* [What you will do]: Look in the material below for the line with "The picture is" and the line with "untuk Pengiriman (n=326)</div>", then set down exactly those two lines and all lines between, nothing more.

* [Data shown]:
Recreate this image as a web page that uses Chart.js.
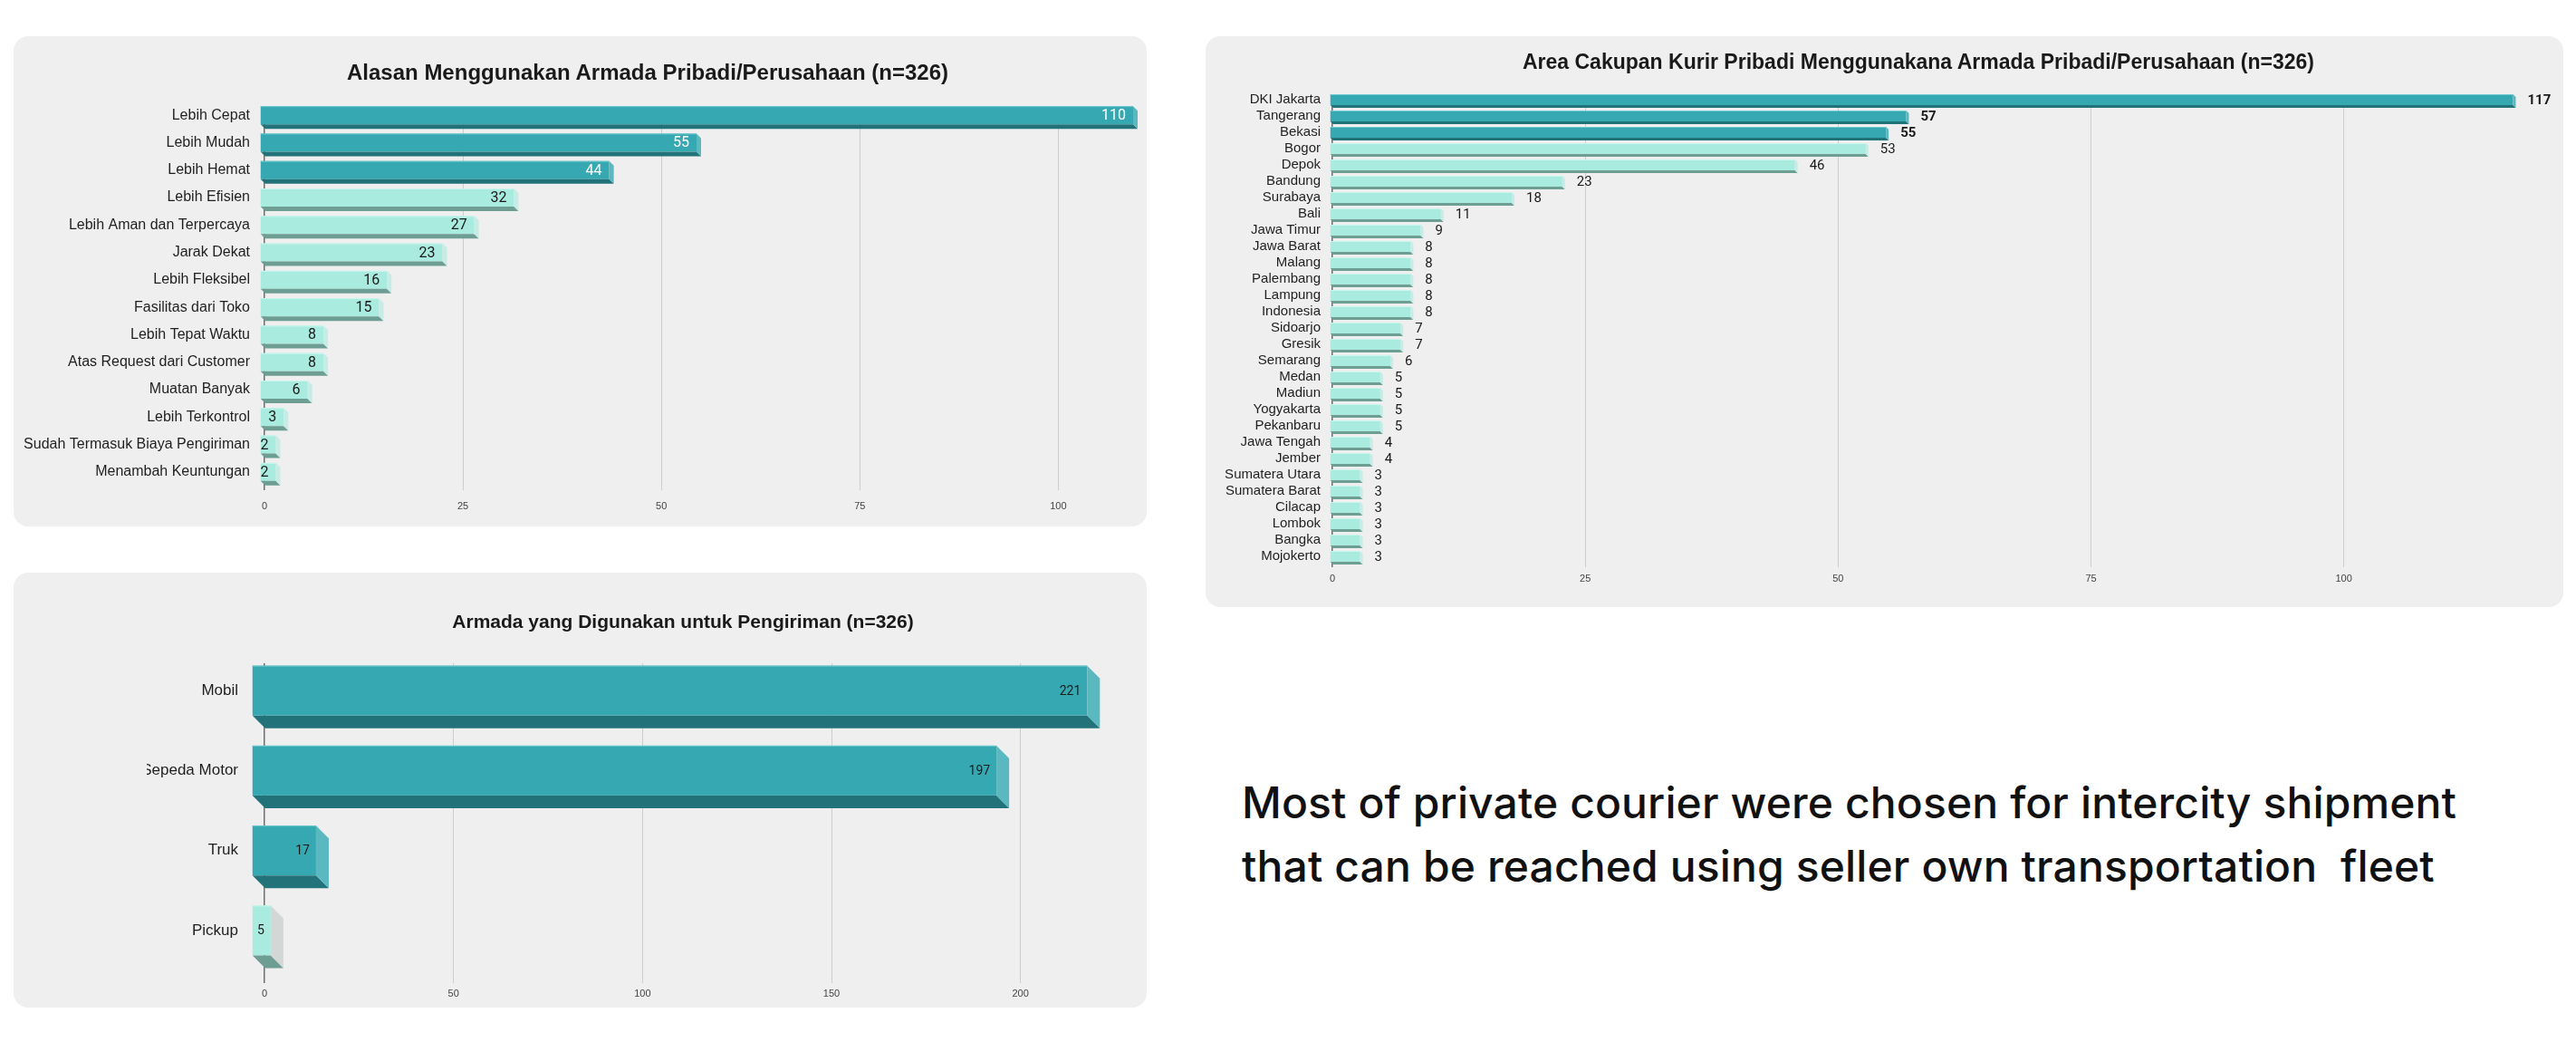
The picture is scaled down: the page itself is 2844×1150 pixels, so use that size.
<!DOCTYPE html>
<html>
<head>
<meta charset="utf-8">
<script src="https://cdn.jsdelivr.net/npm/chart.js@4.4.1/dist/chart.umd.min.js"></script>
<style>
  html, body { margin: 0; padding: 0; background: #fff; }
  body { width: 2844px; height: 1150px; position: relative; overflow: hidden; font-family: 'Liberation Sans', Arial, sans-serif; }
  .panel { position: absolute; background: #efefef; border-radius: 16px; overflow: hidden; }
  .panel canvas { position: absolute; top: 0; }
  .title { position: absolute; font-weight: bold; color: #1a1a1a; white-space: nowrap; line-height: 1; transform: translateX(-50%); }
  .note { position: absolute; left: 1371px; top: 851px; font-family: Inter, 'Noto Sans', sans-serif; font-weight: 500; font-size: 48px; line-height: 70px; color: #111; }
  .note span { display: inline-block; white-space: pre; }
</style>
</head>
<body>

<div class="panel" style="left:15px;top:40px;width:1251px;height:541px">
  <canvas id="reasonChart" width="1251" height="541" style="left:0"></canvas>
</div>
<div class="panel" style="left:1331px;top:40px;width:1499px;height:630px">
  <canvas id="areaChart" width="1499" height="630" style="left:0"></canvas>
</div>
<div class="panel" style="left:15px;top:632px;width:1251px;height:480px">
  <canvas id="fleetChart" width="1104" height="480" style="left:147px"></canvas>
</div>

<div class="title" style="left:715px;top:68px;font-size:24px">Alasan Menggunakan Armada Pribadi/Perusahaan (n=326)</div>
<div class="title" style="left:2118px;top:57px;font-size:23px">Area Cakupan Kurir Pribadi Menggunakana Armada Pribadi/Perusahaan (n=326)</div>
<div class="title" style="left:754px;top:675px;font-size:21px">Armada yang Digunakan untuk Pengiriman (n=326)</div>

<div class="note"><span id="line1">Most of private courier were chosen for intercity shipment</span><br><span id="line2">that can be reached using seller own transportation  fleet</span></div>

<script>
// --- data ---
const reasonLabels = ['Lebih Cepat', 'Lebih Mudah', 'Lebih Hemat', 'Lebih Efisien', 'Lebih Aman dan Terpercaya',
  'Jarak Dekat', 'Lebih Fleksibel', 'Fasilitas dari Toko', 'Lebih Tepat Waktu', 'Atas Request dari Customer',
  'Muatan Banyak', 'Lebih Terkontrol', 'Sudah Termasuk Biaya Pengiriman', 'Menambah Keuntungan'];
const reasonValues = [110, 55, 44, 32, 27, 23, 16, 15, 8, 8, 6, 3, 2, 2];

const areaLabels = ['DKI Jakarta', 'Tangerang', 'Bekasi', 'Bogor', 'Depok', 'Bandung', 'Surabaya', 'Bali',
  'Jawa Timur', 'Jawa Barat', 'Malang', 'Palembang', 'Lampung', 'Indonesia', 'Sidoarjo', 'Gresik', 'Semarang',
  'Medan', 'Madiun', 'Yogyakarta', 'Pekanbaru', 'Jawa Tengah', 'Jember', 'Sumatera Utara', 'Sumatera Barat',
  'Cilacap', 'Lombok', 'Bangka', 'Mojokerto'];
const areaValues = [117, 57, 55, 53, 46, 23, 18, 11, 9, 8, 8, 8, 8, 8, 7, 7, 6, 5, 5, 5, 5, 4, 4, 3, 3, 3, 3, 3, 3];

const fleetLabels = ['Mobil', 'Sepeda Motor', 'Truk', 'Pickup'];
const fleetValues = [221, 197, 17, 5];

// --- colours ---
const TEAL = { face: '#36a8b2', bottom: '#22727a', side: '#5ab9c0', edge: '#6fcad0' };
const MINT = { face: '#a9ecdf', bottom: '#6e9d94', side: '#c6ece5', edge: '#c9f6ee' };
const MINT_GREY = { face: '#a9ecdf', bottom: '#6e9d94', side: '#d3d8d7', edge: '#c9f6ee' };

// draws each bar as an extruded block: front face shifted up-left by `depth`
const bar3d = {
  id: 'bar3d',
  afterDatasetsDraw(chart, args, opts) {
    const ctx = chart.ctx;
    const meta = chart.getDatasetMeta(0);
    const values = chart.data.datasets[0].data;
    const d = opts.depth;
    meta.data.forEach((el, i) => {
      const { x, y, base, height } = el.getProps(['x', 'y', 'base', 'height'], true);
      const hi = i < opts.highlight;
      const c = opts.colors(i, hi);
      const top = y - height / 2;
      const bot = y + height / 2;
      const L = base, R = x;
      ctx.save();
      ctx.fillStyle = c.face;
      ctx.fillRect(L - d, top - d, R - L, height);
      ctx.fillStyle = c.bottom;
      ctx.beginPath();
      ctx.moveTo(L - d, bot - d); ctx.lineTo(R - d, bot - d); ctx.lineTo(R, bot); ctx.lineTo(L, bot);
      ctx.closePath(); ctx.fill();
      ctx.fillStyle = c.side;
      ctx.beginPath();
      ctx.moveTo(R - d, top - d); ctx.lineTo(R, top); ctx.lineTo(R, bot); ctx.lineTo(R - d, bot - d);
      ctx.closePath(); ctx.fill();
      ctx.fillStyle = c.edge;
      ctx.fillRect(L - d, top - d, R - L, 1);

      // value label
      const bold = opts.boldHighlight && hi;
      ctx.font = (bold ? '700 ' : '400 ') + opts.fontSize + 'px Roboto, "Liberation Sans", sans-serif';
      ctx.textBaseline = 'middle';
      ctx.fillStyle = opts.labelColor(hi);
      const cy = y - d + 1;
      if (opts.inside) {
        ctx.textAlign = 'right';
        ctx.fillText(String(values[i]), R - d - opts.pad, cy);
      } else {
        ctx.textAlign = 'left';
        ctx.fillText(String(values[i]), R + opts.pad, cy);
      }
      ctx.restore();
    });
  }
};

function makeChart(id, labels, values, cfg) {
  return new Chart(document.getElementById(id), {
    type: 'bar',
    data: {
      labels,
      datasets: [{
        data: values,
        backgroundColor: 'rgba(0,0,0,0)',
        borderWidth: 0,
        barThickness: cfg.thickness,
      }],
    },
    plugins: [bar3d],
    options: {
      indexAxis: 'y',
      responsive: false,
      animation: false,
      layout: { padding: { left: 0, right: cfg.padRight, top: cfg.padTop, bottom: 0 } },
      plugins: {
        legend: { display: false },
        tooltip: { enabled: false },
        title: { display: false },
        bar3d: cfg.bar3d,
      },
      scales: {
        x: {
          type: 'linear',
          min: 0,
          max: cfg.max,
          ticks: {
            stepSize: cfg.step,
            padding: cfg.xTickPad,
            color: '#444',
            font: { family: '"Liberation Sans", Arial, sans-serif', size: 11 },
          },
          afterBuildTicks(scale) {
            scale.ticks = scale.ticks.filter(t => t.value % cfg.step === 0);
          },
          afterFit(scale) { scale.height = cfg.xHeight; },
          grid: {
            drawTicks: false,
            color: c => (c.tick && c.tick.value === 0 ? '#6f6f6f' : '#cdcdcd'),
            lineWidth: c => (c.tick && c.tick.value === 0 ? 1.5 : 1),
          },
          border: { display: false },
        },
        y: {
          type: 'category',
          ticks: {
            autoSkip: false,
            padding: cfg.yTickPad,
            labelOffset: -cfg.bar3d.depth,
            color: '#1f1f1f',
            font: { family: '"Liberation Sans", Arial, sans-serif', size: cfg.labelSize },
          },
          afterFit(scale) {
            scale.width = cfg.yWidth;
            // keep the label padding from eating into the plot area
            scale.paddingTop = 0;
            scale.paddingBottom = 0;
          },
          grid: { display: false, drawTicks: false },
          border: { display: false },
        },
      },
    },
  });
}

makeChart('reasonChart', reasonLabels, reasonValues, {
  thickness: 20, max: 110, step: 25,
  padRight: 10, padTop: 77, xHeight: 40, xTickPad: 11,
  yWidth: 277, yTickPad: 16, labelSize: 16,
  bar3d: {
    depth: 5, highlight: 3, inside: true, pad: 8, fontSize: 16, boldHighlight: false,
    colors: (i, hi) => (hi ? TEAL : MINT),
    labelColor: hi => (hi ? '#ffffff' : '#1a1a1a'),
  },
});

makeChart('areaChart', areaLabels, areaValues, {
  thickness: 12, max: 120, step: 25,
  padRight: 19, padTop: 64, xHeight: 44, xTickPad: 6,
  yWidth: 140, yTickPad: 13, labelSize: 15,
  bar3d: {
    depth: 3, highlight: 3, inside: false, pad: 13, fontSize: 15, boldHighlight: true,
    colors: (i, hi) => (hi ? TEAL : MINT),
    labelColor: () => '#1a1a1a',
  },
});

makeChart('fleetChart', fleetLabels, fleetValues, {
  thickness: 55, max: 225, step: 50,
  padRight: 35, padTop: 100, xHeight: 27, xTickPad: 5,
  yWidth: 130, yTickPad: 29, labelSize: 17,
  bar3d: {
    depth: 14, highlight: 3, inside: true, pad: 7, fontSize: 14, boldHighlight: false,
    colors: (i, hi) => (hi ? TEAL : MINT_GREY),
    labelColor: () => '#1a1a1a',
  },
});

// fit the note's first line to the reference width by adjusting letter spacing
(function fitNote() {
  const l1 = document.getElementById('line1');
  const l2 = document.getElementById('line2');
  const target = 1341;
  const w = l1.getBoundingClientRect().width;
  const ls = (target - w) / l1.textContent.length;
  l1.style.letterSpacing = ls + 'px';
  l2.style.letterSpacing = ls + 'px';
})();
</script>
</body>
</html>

* [Output of the exercise]:
The picture is scaled down: the page itself is 2844×1150 pixels, so use that size.
<!DOCTYPE html>
<html>
<head>
<meta charset="utf-8">
<script src="https://cdn.jsdelivr.net/npm/chart.js@4.4.1/dist/chart.umd.min.js"></script>
<style>
  html, body { margin: 0; padding: 0; background: #fff; }
  body { width: 2844px; height: 1150px; position: relative; overflow: hidden; font-family: 'Liberation Sans', Arial, sans-serif; }
  .panel { position: absolute; background: #efefef; border-radius: 16px; overflow: hidden; }
  .panel canvas { position: absolute; top: 0; }
  .title { position: absolute; font-weight: bold; color: #1a1a1a; white-space: nowrap; line-height: 1; transform: translateX(-50%); }
  .note { position: absolute; left: 1371px; top: 851px; font-family: Inter, 'Noto Sans', sans-serif; font-weight: 500; font-size: 48px; line-height: 70px; color: #111; }
  .note span { display: inline-block; white-space: pre; }
</style>
</head>
<body>

<div class="panel" style="left:15px;top:40px;width:1251px;height:541px">
  <canvas id="reasonChart" width="1251" height="541" style="left:0"></canvas>
</div>
<div class="panel" style="left:1331px;top:40px;width:1499px;height:630px">
  <canvas id="areaChart" width="1499" height="630" style="left:0"></canvas>
</div>
<div class="panel" style="left:15px;top:632px;width:1251px;height:480px">
  <canvas id="fleetChart" width="1104" height="480" style="left:147px"></canvas>
</div>

<div class="title" style="left:715px;top:68px;font-size:24px">Alasan Menggunakan Armada Pribadi/Perusahaan (n=326)</div>
<div class="title" style="left:2118px;top:57px;font-size:23px">Area Cakupan Kurir Pribadi Menggunakana Armada Pribadi/Perusahaan (n=326)</div>
<div class="title" style="left:754px;top:675px;font-size:21px">Armada yang Digunakan untuk Pengiriman (n=326)</div>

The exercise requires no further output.